===== Available data

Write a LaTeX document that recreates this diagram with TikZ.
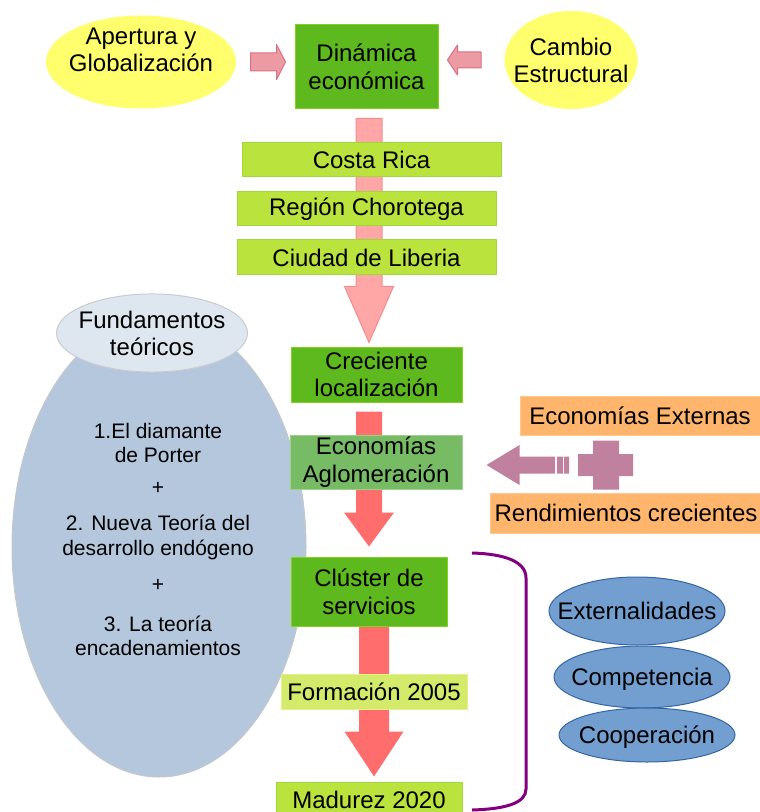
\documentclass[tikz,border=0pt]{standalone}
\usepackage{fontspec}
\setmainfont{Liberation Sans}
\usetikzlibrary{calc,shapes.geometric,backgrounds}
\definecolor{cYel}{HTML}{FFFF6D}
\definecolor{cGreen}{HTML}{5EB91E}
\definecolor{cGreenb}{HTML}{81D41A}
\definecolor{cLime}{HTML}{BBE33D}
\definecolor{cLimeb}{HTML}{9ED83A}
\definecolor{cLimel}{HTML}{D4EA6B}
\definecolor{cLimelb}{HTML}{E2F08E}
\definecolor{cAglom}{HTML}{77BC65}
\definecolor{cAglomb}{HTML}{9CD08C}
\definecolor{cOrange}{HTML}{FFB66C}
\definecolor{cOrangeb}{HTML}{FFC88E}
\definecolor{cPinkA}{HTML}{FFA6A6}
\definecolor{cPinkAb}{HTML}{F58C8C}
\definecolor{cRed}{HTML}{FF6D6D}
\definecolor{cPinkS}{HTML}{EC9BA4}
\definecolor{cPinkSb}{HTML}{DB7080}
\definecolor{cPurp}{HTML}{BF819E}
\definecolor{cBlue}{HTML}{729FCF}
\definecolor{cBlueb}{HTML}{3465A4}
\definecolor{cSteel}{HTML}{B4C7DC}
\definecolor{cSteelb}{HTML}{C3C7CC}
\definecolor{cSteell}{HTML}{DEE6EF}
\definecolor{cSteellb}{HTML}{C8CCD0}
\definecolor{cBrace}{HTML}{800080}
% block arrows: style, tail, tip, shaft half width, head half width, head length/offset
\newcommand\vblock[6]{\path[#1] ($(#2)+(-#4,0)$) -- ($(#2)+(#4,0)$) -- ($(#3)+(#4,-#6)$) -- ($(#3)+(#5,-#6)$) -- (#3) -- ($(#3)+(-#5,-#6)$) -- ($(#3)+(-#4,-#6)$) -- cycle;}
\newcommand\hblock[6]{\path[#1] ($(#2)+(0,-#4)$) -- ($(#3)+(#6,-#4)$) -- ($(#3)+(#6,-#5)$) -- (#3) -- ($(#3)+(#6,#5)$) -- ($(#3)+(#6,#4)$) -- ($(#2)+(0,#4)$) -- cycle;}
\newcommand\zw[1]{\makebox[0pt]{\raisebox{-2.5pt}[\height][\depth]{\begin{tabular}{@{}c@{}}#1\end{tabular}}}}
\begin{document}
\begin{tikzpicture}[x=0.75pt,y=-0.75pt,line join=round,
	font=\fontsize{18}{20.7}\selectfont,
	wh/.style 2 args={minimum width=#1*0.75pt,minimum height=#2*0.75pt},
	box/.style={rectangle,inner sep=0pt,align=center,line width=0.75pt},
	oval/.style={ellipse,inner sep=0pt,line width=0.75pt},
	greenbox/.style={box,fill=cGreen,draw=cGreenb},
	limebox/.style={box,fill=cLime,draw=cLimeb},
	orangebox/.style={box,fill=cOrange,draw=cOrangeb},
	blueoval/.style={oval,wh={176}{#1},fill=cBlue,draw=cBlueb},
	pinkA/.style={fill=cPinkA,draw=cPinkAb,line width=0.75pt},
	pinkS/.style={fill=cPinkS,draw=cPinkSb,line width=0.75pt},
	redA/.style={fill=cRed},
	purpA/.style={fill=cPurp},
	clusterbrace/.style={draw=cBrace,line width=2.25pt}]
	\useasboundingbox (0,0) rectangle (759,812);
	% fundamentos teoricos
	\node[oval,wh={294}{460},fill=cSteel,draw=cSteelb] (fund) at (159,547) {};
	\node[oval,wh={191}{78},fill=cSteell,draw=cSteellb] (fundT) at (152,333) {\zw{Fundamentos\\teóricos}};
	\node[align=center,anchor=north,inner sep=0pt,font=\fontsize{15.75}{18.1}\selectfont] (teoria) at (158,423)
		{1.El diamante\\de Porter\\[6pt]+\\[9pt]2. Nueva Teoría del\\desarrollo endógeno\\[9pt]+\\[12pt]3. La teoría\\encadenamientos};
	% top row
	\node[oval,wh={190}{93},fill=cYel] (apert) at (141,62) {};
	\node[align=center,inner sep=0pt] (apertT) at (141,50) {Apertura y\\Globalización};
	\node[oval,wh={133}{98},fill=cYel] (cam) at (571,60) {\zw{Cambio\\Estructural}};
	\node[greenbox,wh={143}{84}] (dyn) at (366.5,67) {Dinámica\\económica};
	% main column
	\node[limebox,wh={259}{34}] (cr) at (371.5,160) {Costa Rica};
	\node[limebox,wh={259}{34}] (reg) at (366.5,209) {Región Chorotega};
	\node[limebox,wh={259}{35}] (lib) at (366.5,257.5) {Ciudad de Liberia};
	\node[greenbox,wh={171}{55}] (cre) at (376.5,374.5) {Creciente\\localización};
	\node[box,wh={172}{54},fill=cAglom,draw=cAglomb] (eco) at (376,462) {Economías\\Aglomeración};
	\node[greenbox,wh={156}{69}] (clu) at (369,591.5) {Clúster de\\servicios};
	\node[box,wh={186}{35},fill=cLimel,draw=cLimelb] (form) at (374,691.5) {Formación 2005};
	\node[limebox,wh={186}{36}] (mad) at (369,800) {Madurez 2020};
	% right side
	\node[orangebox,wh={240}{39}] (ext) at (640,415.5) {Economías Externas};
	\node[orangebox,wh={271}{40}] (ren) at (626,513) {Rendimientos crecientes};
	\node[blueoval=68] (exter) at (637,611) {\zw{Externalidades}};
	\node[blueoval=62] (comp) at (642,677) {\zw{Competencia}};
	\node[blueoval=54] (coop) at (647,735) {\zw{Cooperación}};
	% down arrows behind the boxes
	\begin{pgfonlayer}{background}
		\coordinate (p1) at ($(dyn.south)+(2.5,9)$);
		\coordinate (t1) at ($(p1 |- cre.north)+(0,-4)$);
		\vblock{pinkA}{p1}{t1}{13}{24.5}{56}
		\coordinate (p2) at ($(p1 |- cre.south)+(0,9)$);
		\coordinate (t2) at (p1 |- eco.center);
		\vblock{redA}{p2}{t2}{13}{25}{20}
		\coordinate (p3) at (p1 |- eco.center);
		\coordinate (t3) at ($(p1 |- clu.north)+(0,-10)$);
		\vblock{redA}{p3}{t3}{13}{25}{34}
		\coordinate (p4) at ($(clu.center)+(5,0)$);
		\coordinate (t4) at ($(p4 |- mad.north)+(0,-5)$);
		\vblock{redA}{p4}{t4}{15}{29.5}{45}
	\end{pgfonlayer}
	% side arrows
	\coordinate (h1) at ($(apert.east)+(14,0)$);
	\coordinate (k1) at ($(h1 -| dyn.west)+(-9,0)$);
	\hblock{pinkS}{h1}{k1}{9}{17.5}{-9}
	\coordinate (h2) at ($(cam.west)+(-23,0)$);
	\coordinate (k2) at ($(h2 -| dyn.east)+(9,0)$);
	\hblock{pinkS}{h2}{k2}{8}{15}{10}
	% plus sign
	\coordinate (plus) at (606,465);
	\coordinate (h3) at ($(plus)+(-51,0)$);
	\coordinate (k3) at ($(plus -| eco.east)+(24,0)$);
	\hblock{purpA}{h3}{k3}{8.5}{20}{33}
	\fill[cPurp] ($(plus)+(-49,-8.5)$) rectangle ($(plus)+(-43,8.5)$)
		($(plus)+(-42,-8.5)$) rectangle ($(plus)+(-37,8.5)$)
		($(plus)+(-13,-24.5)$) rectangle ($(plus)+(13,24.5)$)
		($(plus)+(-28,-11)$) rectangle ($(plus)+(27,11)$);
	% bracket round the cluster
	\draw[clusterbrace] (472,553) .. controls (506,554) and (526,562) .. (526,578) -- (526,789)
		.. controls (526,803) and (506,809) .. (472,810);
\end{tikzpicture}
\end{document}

==========

§ **What this task involves**: Repeat the listing verbatim. Skip the pictures.

§ **The completed task**:
Write a LaTeX document that recreates this diagram with TikZ.
\documentclass[tikz,border=0pt]{standalone}
\usepackage{fontspec}
\setmainfont{Liberation Sans}
\usetikzlibrary{calc,shapes.geometric,backgrounds}
\definecolor{cYel}{HTML}{FFFF6D}
\definecolor{cGreen}{HTML}{5EB91E}
\definecolor{cGreenb}{HTML}{81D41A}
\definecolor{cLime}{HTML}{BBE33D}
\definecolor{cLimeb}{HTML}{9ED83A}
\definecolor{cLimel}{HTML}{D4EA6B}
\definecolor{cLimelb}{HTML}{E2F08E}
\definecolor{cAglom}{HTML}{77BC65}
\definecolor{cAglomb}{HTML}{9CD08C}
\definecolor{cOrange}{HTML}{FFB66C}
\definecolor{cOrangeb}{HTML}{FFC88E}
\definecolor{cPinkA}{HTML}{FFA6A6}
\definecolor{cPinkAb}{HTML}{F58C8C}
\definecolor{cRed}{HTML}{FF6D6D}
\definecolor{cPinkS}{HTML}{EC9BA4}
\definecolor{cPinkSb}{HTML}{DB7080}
\definecolor{cPurp}{HTML}{BF819E}
\definecolor{cBlue}{HTML}{729FCF}
\definecolor{cBlueb}{HTML}{3465A4}
\definecolor{cSteel}{HTML}{B4C7DC}
\definecolor{cSteelb}{HTML}{C3C7CC}
\definecolor{cSteell}{HTML}{DEE6EF}
\definecolor{cSteellb}{HTML}{C8CCD0}
\definecolor{cBrace}{HTML}{800080}
% block arrows: style, tail, tip, shaft half width, head half width, head length/offset
\newcommand\vblock[6]{\path[#1] ($(#2)+(-#4,0)$) -- ($(#2)+(#4,0)$) -- ($(#3)+(#4,-#6)$) -- ($(#3)+(#5,-#6)$) -- (#3) -- ($(#3)+(-#5,-#6)$) -- ($(#3)+(-#4,-#6)$) -- cycle;}
\newcommand\hblock[6]{\path[#1] ($(#2)+(0,-#4)$) -- ($(#3)+(#6,-#4)$) -- ($(#3)+(#6,-#5)$) -- (#3) -- ($(#3)+(#6,#5)$) -- ($(#3)+(#6,#4)$) -- ($(#2)+(0,#4)$) -- cycle;}
\newcommand\zw[1]{\makebox[0pt]{\raisebox{-2.5pt}[\height][\depth]{\begin{tabular}{@{}c@{}}#1\end{tabular}}}}
\begin{document}
\begin{tikzpicture}[x=0.75pt,y=-0.75pt,line join=round,
	font=\fontsize{18}{20.7}\selectfont,
	wh/.style 2 args={minimum width=#1*0.75pt,minimum height=#2*0.75pt},
	box/.style={rectangle,inner sep=0pt,align=center,line width=0.75pt},
	oval/.style={ellipse,inner sep=0pt,line width=0.75pt},
	greenbox/.style={box,fill=cGreen,draw=cGreenb},
	limebox/.style={box,fill=cLime,draw=cLimeb},
	orangebox/.style={box,fill=cOrange,draw=cOrangeb},
	blueoval/.style={oval,wh={176}{#1},fill=cBlue,draw=cBlueb},
	pinkA/.style={fill=cPinkA,draw=cPinkAb,line width=0.75pt},
	pinkS/.style={fill=cPinkS,draw=cPinkSb,line width=0.75pt},
	redA/.style={fill=cRed},
	purpA/.style={fill=cPurp},
	clusterbrace/.style={draw=cBrace,line width=2.25pt}]
	\useasboundingbox (0,0) rectangle (759,812);
	% fundamentos teoricos
	\node[oval,wh={294}{460},fill=cSteel,draw=cSteelb] (fund) at (159,547) {};
	\node[oval,wh={191}{78},fill=cSteell,draw=cSteellb] (fundT) at (152,333) {\zw{Fundamentos\\teóricos}};
	\node[align=center,anchor=north,inner sep=0pt,font=\fontsize{15.75}{18.1}\selectfont] (teoria) at (158,423)
		{1.El diamante\\de Porter\\[6pt]+\\[9pt]2. Nueva Teoría del\\desarrollo endógeno\\[9pt]+\\[12pt]3. La teoría\\encadenamientos};
	% top row
	\node[oval,wh={190}{93},fill=cYel] (apert) at (141,62) {};
	\node[align=center,inner sep=0pt] (apertT) at (141,50) {Apertura y\\Globalización};
	\node[oval,wh={133}{98},fill=cYel] (cam) at (571,60) {\zw{Cambio\\Estructural}};
	\node[greenbox,wh={143}{84}] (dyn) at (366.5,67) {Dinámica\\económica};
	% main column
	\node[limebox,wh={259}{34}] (cr) at (371.5,160) {Costa Rica};
	\node[limebox,wh={259}{34}] (reg) at (366.5,209) {Región Chorotega};
	\node[limebox,wh={259}{35}] (lib) at (366.5,257.5) {Ciudad de Liberia};
	\node[greenbox,wh={171}{55}] (cre) at (376.5,374.5) {Creciente\\localización};
	\node[box,wh={172}{54},fill=cAglom,draw=cAglomb] (eco) at (376,462) {Economías\\Aglomeración};
	\node[greenbox,wh={156}{69}] (clu) at (369,591.5) {Clúster de\\servicios};
	\node[box,wh={186}{35},fill=cLimel,draw=cLimelb] (form) at (374,691.5) {Formación 2005};
	\node[limebox,wh={186}{36}] (mad) at (369,800) {Madurez 2020};
	% right side
	\node[orangebox,wh={240}{39}] (ext) at (640,415.5) {Economías Externas};
	\node[orangebox,wh={271}{40}] (ren) at (626,513) {Rendimientos crecientes};
	\node[blueoval=68] (exter) at (637,611) {\zw{Externalidades}};
	\node[blueoval=62] (comp) at (642,677) {\zw{Competencia}};
	\node[blueoval=54] (coop) at (647,735) {\zw{Cooperación}};
	% down arrows behind the boxes
	\begin{pgfonlayer}{background}
		\coordinate (p1) at ($(dyn.south)+(2.5,9)$);
		\coordinate (t1) at ($(p1 |- cre.north)+(0,-4)$);
		\vblock{pinkA}{p1}{t1}{13}{24.5}{56}
		\coordinate (p2) at ($(p1 |- cre.south)+(0,9)$);
		\coordinate (t2) at (p1 |- eco.center);
		\vblock{redA}{p2}{t2}{13}{25}{20}
		\coordinate (p3) at (p1 |- eco.center);
		\coordinate (t3) at ($(p1 |- clu.north)+(0,-10)$);
		\vblock{redA}{p3}{t3}{13}{25}{34}
		\coordinate (p4) at ($(clu.center)+(5,0)$);
		\coordinate (t4) at ($(p4 |- mad.north)+(0,-5)$);
		\vblock{redA}{p4}{t4}{15}{29.5}{45}
	\end{pgfonlayer}
	% side arrows
	\coordinate (h1) at ($(apert.east)+(14,0)$);
	\coordinate (k1) at ($(h1 -| dyn.west)+(-9,0)$);
	\hblock{pinkS}{h1}{k1}{9}{17.5}{-9}
	\coordinate (h2) at ($(cam.west)+(-23,0)$);
	\coordinate (k2) at ($(h2 -| dyn.east)+(9,0)$);
	\hblock{pinkS}{h2}{k2}{8}{15}{10}
	% plus sign
	\coordinate (plus) at (606,465);
	\coordinate (h3) at ($(plus)+(-51,0)$);
	\coordinate (k3) at ($(plus -| eco.east)+(24,0)$);
	\hblock{purpA}{h3}{k3}{8.5}{20}{33}
	\fill[cPurp] ($(plus)+(-49,-8.5)$) rectangle ($(plus)+(-43,8.5)$)
		($(plus)+(-42,-8.5)$) rectangle ($(plus)+(-37,8.5)$)
		($(plus)+(-13,-24.5)$) rectangle ($(plus)+(13,24.5)$)
		($(plus)+(-28,-11)$) rectangle ($(plus)+(27,11)$);
	% bracket round the cluster
	\draw[clusterbrace] (472,553) .. controls (506,554) and (526,562) .. (526,578) -- (526,789)
		.. controls (526,803) and (506,809) .. (472,810);
\end{tikzpicture}
\end{document}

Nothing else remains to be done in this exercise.